§ OBJECTIVE: Repeat exactly the lines from the start of the material below up to and including the "ax.axhline(0, color=AXIS_GRAY, linewidth=1.2, zorder=3)" line.

§ SUPPLIED MATERIAL:
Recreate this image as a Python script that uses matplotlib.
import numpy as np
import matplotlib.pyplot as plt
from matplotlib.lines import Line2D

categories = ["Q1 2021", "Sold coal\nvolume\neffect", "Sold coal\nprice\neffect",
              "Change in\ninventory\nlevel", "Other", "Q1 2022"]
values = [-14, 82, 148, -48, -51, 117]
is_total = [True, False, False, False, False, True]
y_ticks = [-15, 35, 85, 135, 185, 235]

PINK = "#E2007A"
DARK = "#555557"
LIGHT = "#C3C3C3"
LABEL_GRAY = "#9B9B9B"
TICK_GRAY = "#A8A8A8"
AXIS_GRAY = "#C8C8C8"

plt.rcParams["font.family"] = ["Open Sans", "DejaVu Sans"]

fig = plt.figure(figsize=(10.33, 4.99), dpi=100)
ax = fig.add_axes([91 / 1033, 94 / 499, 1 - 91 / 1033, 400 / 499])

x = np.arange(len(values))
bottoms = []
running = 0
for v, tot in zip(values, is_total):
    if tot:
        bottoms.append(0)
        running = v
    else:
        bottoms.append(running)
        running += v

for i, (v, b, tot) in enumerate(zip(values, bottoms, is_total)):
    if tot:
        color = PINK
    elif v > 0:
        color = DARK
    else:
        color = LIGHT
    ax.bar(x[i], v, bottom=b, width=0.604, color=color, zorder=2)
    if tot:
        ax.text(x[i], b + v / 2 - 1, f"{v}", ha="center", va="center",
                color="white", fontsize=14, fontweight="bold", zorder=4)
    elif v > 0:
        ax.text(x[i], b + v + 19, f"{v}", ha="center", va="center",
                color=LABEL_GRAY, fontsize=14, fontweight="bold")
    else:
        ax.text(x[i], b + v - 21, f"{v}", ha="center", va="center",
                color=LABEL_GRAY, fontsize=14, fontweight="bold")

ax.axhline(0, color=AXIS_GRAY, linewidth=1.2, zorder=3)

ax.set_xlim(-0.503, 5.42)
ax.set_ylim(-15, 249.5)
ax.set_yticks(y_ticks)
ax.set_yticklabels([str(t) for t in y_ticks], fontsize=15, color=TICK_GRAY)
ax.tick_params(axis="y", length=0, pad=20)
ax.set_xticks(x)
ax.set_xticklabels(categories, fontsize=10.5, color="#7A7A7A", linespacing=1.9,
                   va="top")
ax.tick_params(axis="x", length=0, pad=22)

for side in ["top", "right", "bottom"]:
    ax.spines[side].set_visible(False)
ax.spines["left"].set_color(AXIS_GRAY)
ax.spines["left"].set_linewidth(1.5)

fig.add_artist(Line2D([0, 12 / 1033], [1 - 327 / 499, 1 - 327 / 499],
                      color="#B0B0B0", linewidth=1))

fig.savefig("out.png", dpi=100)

§ RESPONSE:
Recreate this image as a Python script that uses matplotlib.
import numpy as np
import matplotlib.pyplot as plt
from matplotlib.lines import Line2D

categories = ["Q1 2021", "Sold coal\nvolume\neffect", "Sold coal\nprice\neffect",
              "Change in\ninventory\nlevel", "Other", "Q1 2022"]
values = [-14, 82, 148, -48, -51, 117]
is_total = [True, False, False, False, False, True]
y_ticks = [-15, 35, 85, 135, 185, 235]

PINK = "#E2007A"
DARK = "#555557"
LIGHT = "#C3C3C3"
LABEL_GRAY = "#9B9B9B"
TICK_GRAY = "#A8A8A8"
AXIS_GRAY = "#C8C8C8"

plt.rcParams["font.family"] = ["Open Sans", "DejaVu Sans"]

fig = plt.figure(figsize=(10.33, 4.99), dpi=100)
ax = fig.add_axes([91 / 1033, 94 / 499, 1 - 91 / 1033, 400 / 499])

x = np.arange(len(values))
bottoms = []
running = 0
for v, tot in zip(values, is_total):
    if tot:
        bottoms.append(0)
        running = v
    else:
        bottoms.append(running)
        running += v

for i, (v, b, tot) in enumerate(zip(values, bottoms, is_total)):
    if tot:
        color = PINK
    elif v > 0:
        color = DARK
    else:
        color = LIGHT
    ax.bar(x[i], v, bottom=b, width=0.604, color=color, zorder=2)
    if tot:
        ax.text(x[i], b + v / 2 - 1, f"{v}", ha="center", va="center",
                color="white", fontsize=14, fontweight="bold", zorder=4)
    elif v > 0:
        ax.text(x[i], b + v + 19, f"{v}", ha="center", va="center",
                color=LABEL_GRAY, fontsize=14, fontweight="bold")
    else:
        ax.text(x[i], b + v - 21, f"{v}", ha="center", va="center",
                color=LABEL_GRAY, fontsize=14, fontweight="bold")

ax.axhline(0, color=AXIS_GRAY, linewidth=1.2, zorder=3)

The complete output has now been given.